§ **Instructions for the task**
Transcribe nothing but the lines from the one with "Reproduce this chart with matplotlib." to the end of the entries, both included, keeping each exact and leaving every picture out.

§ **Figure scripts**
::::

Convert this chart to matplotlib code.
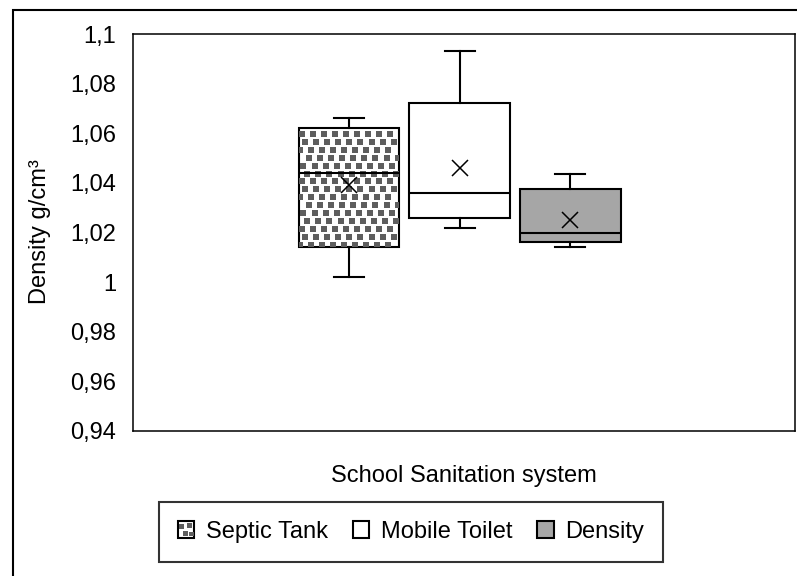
import numpy as np
import matplotlib
matplotlib.use("Agg")
import matplotlib.pyplot as plt
from matplotlib.patches import Rectangle, Patch
from matplotlib.legend_handler import HandlerBase

plt.rcParams["font.family"] = ["Liberation Sans", "DejaVu Sans"]

# Box statistics per sanitation system (g/cm3)
systems = ["Septic Tank", "Mobile Toilet", "Density"]
whis_low = [1.002, 1.022, 1.014]
q1 = [1.014, 1.026, 1.016]
median = [1.044, 1.036, 1.020]
mean = [1.039, 1.046, 1.025]
q3 = [1.062, 1.072, 1.0375]
whis_high = [1.066, 1.093, 1.0435]

y_ticks = [0.94, 0.96, 0.98, 1.0, 1.02, 1.04, 1.06, 1.08, 1.1]
y_tick_labels = ["0,94", "0,96", "0,98", "1", "1,02", "1,04", "1,06", "1,08", "1,1"]

FS = 17
DOT_GRAY = "#5e5e5e"
FILL_GRAY = "#a6a6a6"


class DottedHandler(HandlerBase):
    """Legend key: white square with a few grey squares, like the box fill."""
    def create_artists(self, legend, orig_handle, xdescent, ydescent,
                       width, height, fontsize, trans):
        arts = [Rectangle((-xdescent, -ydescent), width, height,
                          facecolor="white", edgecolor="black", lw=1.5,
                          transform=trans)]
        s = width / 3.5
        for fx, fy in [(0.1, 0.55), (0.6, 0.62), (0.35, 0.12), (0.72, 0.1)]:
            arts.append(Rectangle((-xdescent + fx * width, -ydescent + fy * height),
                                  s, s, facecolor=DOT_GRAY, edgecolor="none",
                                  transform=trans))
        return arts


fig = plt.figure(figsize=(7.97, 5.76), dpi=100)
ax = fig.add_axes([133 / 797, 1 - 431 / 576, 662 / 797, 397 / 576])

positions = [1, 2, 3]
stats = []
for i, name in enumerate(systems):
    stats.append(dict(label=name, whislo=whis_low[i], q1=q1[i], med=median[i],
                      mean=mean[i], q3=q3[i], whishi=whis_high[i], fliers=[]))

bp = ax.bxp(stats, positions=positions, widths=0.91, capwidths=0.27,
            patch_artist=True, showmeans=True, showfliers=False,
            boxprops=dict(edgecolor="black", linewidth=1.5),
            whiskerprops=dict(color="black", linewidth=1.5),
            capprops=dict(color="black", linewidth=1.5),
            medianprops=dict(color="black", linewidth=1.5),
            meanprops=dict(marker="x", markeredgecolor="black",
                           markersize=12, markeredgewidth=1.1))

fills = ["white", "white", FILL_GRAY]
for box, fc in zip(bp["boxes"], fills):
    box.set_facecolor(fc)

# grey square pattern inside the septic tank box, rows staggered
box0 = bp["boxes"][0]
left, right = positions[0] - 0.455, positions[0] + 0.455
dx, dy = 0.1, 0.0032
shifts = [0.0, 0.5, 0.2, 0.7, 0.35, 0.85]
xs, ys = [], []
for r, yy in enumerate(np.arange(q1[0] + dy * 0.3, q3[0], dy)):
    off = shifts[r % len(shifts)] * dx
    for xx in np.arange(left + off + 0.01, right, dx):
        xs.append(xx)
        ys.append(yy)
ax.scatter(xs, ys, marker="s", s=14, color=DOT_GRAY, linewidths=0,
           clip_path=box0, zorder=2.5)
for key in ["medians", "means", "whiskers", "caps"]:
    for art in bp[key]:
        art.set_zorder(3)
box0.set_zorder(2)

ax.set_xlim(-0.95, 5.03)
ax.set_ylim(0.94, 1.1)
ax.set_yticks(y_ticks)
ax.set_yticklabels(y_tick_labels, fontsize=FS)
ax.tick_params(axis="y", length=0, pad=12)
ax.set_xticks([])
for sp in ax.spines.values():
    sp.set_linewidth(1.1)
    sp.set_color("black")

fig.text(40 / 797, 1 - 232 / 576, "Density g/cm³", rotation=90,
         ha="center", va="center", fontsize=FS)
fig.text(464 / 797, 1 - 476 / 576, "School Sanitation system",
         ha="center", va="center", fontsize=FS)

handles = [Patch(facecolor="white", edgecolor="black"),
           Patch(facecolor="white", edgecolor="black", lw=1.5),
           Patch(facecolor=FILL_GRAY, edgecolor="black", lw=1.5)]
leg = fig.legend(handles, systems, loc="center", ncol=3,
                 bbox_to_anchor=(411 / 797, 1 - 532 / 576),
                 bbox_transform=fig.transFigure, fontsize=FS,
                 frameon=True, fancybox=False, edgecolor="black",
                 borderpad=0.8, handlelength=0.7, handleheight=0.7,
                 handletextpad=0.5, columnspacing=1.05,
                 handler_map={handles[0]: DottedHandler()})
leg.get_frame().set_linewidth(1.5)

# outer chart frame
fig.add_artist(Rectangle((13 / 797, -0.1), 1.2, 1.1 - 10 / 576,
                         transform=fig.transFigure, fill=False,
                         edgecolor="black", linewidth=1.5))

fig.savefig("out.png", dpi=100)
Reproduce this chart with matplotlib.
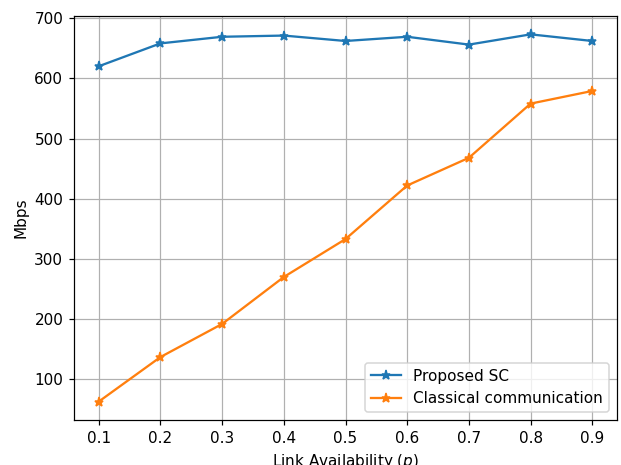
import matplotlib
matplotlib.use("Agg")
import matplotlib.pyplot as plt

p = [0.1, 0.2, 0.3, 0.4, 0.5, 0.6, 0.7, 0.8, 0.9]
proposed_sc = [620, 658, 669, 671, 662, 669, 656, 673, 662]
classical = [63, 137, 192, 270, 333, 422, 468, 558, 579]

DPI = 110
fig = plt.figure(figsize=(621/DPI, 465/DPI), dpi=DPI)
ax = fig.add_axes([74/621, 1-420/465, (617-74)/621, (420-16)/465])
ax.plot(p, proposed_sc, marker='*', label='Proposed SC')
ax.plot(p, classical, marker='*', label='Classical communication')
ax.set_xlabel('Link Availability ($p$)')
ax.set_ylabel('Mbps')
ax.set_xticks(p)
ax.grid(True)
ax.legend(loc='lower right')
fig.savefig('out.png', dpi=DPI)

::::

§ **Expected output**
Reproduce this chart with matplotlib.
import matplotlib
matplotlib.use("Agg")
import matplotlib.pyplot as plt

p = [0.1, 0.2, 0.3, 0.4, 0.5, 0.6, 0.7, 0.8, 0.9]
proposed_sc = [620, 658, 669, 671, 662, 669, 656, 673, 662]
classical = [63, 137, 192, 270, 333, 422, 468, 558, 579]

DPI = 110
fig = plt.figure(figsize=(621/DPI, 465/DPI), dpi=DPI)
ax = fig.add_axes([74/621, 1-420/465, (617-74)/621, (420-16)/465])
ax.plot(p, proposed_sc, marker='*', label='Proposed SC')
ax.plot(p, classical, marker='*', label='Classical communication')
ax.set_xlabel('Link Availability ($p$)')
ax.set_ylabel('Mbps')
ax.set_xticks(p)
ax.grid(True)
ax.legend(loc='lower right')
fig.savefig('out.png', dpi=DPI)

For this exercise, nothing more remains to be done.